What is Over-the-Counter Trading.......? Over-the-counter trading, or OTC trading, refers to trading that is not done on a formal exchange. Instead, most OTC trades will take place between two parties, and are often handled through a dealer network. OTC trading is less regulated than exchange-based trading, which creates a wider range of opportunities, but also some risks you should be aware of.
When you trade OTC with a trading provider, you will usually see two prices listed: a single buy price and a single sell price. This is different from on-exchange trading, where you will see multiple buy and sell prices from several different parties.
The most popular OTC market is forex, where currencies are bought and sold through a network of banks rather than exchanges.
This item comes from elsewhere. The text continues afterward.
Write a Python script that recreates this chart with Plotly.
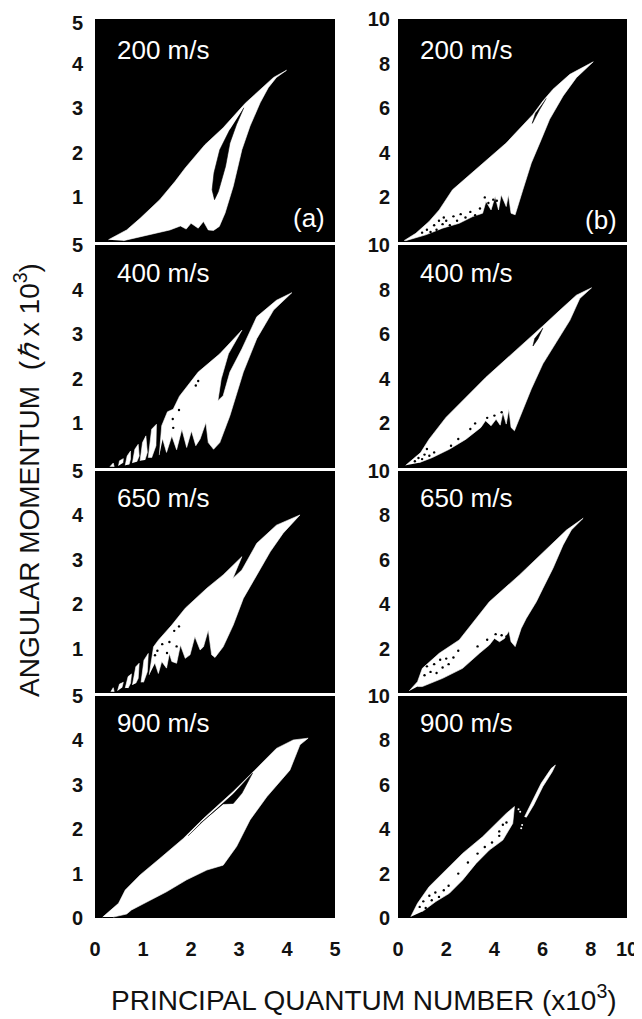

This means forex trading is decentralised and can take place 24 hours a day rather than being tied to exchange opening and closing times.
Stocks and other financial instruments can also be traded OTC – this includes derivatives such as swaps and forward contracts .
OTC trading gives companies that don't meet stock exchange requirements the opportunity to raise capital , which can help fund expansion and growth. Stocks traded on the OTC are typically cheaper than stocks listed on a centralized exchange. As a result, you can buy a lot of shares for a small amount of capital.
OTC trades have more flexibility than their more regulated and standardized exchange-based counterparts. This means you can create agreements that are specific to your trading goals.
The unregulated nature of OTC trading means that the risk of default by a counterparty on any agreement is very high. This is particularly true for swaps and forward contracts.
Stock trading on the OTC can be considered riskier because companies are not required to provide as much information as exchange-listed companies. This means that companies can often claim to be 'up and coming' , which is not always true.